Requirements: Begin with the first line below and retype each line exactly through the line containing "const fmt = d". Any pictures are to be left out.
-- BEGIN Material --
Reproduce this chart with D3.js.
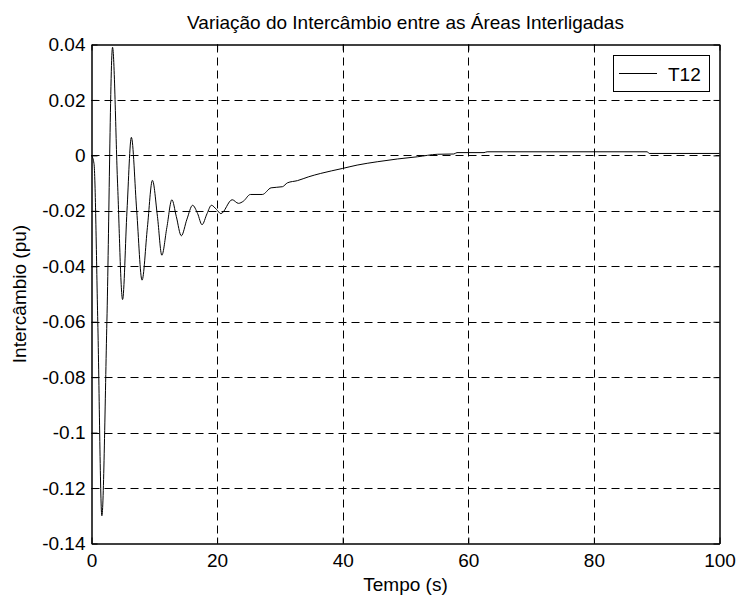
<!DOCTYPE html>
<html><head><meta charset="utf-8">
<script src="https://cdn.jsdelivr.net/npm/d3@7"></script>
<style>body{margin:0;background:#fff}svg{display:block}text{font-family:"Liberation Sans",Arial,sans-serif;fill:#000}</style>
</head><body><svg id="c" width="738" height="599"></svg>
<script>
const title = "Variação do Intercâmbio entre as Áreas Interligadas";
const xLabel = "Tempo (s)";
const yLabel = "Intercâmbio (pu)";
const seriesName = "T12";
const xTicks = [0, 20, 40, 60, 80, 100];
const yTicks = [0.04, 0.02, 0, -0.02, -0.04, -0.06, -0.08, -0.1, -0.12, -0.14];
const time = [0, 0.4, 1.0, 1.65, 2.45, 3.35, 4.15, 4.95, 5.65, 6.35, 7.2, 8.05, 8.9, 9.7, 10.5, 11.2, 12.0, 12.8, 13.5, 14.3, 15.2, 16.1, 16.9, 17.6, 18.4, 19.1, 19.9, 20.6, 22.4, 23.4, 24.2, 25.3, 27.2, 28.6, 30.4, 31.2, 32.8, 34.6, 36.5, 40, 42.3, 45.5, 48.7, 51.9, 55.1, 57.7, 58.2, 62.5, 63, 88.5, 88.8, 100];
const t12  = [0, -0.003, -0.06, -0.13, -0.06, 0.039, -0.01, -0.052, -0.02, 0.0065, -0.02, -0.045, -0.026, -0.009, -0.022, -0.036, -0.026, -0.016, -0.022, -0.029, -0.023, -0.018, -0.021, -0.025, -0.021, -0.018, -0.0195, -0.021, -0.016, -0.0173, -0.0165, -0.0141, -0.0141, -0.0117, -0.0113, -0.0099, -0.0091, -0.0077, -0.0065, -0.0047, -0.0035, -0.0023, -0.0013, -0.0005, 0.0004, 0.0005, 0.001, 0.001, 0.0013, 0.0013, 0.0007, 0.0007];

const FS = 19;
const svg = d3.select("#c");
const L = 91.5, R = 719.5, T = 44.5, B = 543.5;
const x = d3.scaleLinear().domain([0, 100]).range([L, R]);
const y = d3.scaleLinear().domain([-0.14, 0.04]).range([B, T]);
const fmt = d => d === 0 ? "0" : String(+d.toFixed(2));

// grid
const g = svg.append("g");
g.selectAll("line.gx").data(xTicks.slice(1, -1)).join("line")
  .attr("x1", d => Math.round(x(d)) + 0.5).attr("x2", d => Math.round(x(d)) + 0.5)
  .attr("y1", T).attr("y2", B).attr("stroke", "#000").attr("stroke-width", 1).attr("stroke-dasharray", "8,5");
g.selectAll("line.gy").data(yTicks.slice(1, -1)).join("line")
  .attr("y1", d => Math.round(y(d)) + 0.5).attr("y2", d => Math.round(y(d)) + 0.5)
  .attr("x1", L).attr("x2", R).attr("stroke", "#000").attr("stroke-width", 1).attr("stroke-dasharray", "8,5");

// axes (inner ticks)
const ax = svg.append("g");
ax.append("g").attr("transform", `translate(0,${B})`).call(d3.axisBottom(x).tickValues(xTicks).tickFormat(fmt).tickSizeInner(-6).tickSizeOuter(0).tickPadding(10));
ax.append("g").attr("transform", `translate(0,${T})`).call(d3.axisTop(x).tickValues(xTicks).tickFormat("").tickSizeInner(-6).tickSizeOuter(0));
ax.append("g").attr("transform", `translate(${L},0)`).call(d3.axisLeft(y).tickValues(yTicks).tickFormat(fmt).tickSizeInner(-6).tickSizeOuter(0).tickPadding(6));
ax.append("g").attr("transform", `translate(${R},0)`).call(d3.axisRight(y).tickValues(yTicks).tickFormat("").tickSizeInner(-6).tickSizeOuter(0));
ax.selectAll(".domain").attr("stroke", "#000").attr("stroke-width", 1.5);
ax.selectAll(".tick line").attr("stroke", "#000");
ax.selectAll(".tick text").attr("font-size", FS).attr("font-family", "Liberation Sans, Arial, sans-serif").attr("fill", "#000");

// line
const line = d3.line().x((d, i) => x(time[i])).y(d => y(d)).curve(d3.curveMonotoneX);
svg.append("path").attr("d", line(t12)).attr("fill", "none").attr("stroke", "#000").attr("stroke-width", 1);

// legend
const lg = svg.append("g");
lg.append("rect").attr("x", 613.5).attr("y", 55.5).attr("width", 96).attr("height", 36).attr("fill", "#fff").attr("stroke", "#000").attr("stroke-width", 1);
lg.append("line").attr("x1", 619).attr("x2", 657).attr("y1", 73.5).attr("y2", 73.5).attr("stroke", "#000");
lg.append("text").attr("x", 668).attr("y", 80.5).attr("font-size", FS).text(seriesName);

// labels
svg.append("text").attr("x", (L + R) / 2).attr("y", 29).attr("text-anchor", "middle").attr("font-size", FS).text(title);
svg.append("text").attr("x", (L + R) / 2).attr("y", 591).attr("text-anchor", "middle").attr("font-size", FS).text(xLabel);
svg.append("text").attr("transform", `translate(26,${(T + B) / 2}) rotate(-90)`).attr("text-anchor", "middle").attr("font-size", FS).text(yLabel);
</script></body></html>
-- END Material --
Correct result:
Reproduce this chart with D3.js.
<!DOCTYPE html>
<html><head><meta charset="utf-8">
<script src="https://cdn.jsdelivr.net/npm/d3@7"></script>
<style>body{margin:0;background:#fff}svg{display:block}text{font-family:"Liberation Sans",Arial,sans-serif;fill:#000}</style>
</head><body><svg id="c" width="738" height="599"></svg>
<script>
const title = "Variação do Intercâmbio entre as Áreas Interligadas";
const xLabel = "Tempo (s)";
const yLabel = "Intercâmbio (pu)";
const seriesName = "T12";
const xTicks = [0, 20, 40, 60, 80, 100];
const yTicks = [0.04, 0.02, 0, -0.02, -0.04, -0.06, -0.08, -0.1, -0.12, -0.14];
const time = [0, 0.4, 1.0, 1.65, 2.45, 3.35, 4.15, 4.95, 5.65, 6.35, 7.2, 8.05, 8.9, 9.7, 10.5, 11.2, 12.0, 12.8, 13.5, 14.3, 15.2, 16.1, 16.9, 17.6, 18.4, 19.1, 19.9, 20.6, 22.4, 23.4, 24.2, 25.3, 27.2, 28.6, 30.4, 31.2, 32.8, 34.6, 36.5, 40, 42.3, 45.5, 48.7, 51.9, 55.1, 57.7, 58.2, 62.5, 63, 88.5, 88.8, 100];
const t12  = [0, -0.003, -0.06, -0.13, -0.06, 0.039, -0.01, -0.052, -0.02, 0.0065, -0.02, -0.045, -0.026, -0.009, -0.022, -0.036, -0.026, -0.016, -0.022, -0.029, -0.023, -0.018, -0.021, -0.025, -0.021, -0.018, -0.0195, -0.021, -0.016, -0.0173, -0.0165, -0.0141, -0.0141, -0.0117, -0.0113, -0.0099, -0.0091, -0.0077, -0.0065, -0.0047, -0.0035, -0.0023, -0.0013, -0.0005, 0.0004, 0.0005, 0.001, 0.001, 0.0013, 0.0013, 0.0007, 0.0007];

const FS = 19;
const svg = d3.select("#c");
const L = 91.5, R = 719.5, T = 44.5, B = 543.5;
const x = d3.scaleLinear().domain([0, 100]).range([L, R]);
const y = d3.scaleLinear().domain([-0.14, 0.04]).range([B, T]);
const fmt = d => d === 0 ? "0" : String(+d.toFixed(2));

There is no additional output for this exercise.